8,000 firms close, employment contract law blamed

As reported in the CSR-Asia Weekly May 7, 2008
According to a report in the New Express Daily (3 May,2008), China's People's University Professor Huang Weiping told a seminar yesterday that there is a strong link between the closure of 8,000 enterprises in the Pearl River Delta and the implementation of the labour contract law on 1 January this year 2008). Huang called for the law to be amended after data from the PRD Manufacturers' Association showed that 8,000 companies had either shut down or moved out of the area due to increased costs relating to the new law.

South China Factories Lose Edge

The Wall Street Journal, February 25, 2008
"Thousands of plants are closing as firms go elsewhere in Asia. China's Pearl River Delta...is losing thousands of factories. Rising costs and tighter regulations are making the region less competitive than other Asian manufacturing hubs, including other parts of China. New labour laws and higher taxes for foreign invested companies, combined with tougher environmental rules and a strengthening yuan, are squeezing Chinese companies that make labour intensive products such as toys, clothing, and furniture. The Federation of Hong Kong Industries estimates 10% of the 60,000 to 70,000 Hong Kong owned factories in the delta region will close this year-likely the highest rate of closures in 20 years. Some of these operations have closed for good, some have moved inland, and some relocated outside of China."
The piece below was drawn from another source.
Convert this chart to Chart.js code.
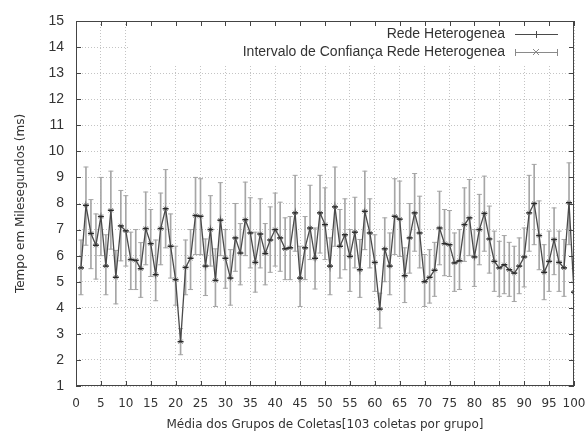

Rising Costs Squeeze Factories

Bangkok Post, February 25, 2008
"...despite its huge pool of unskilled rural labourers, China's supply of experienced, skilled talent falls far short of demand. The gap has been pushing up wages by 10-15% per year." "Over the medium term, where are you going to invest? Maybe not China anymore. Maybe Bangladesh, Vietnam, Indonesia. Maybe India," says UBS economist Jonathan Anderson.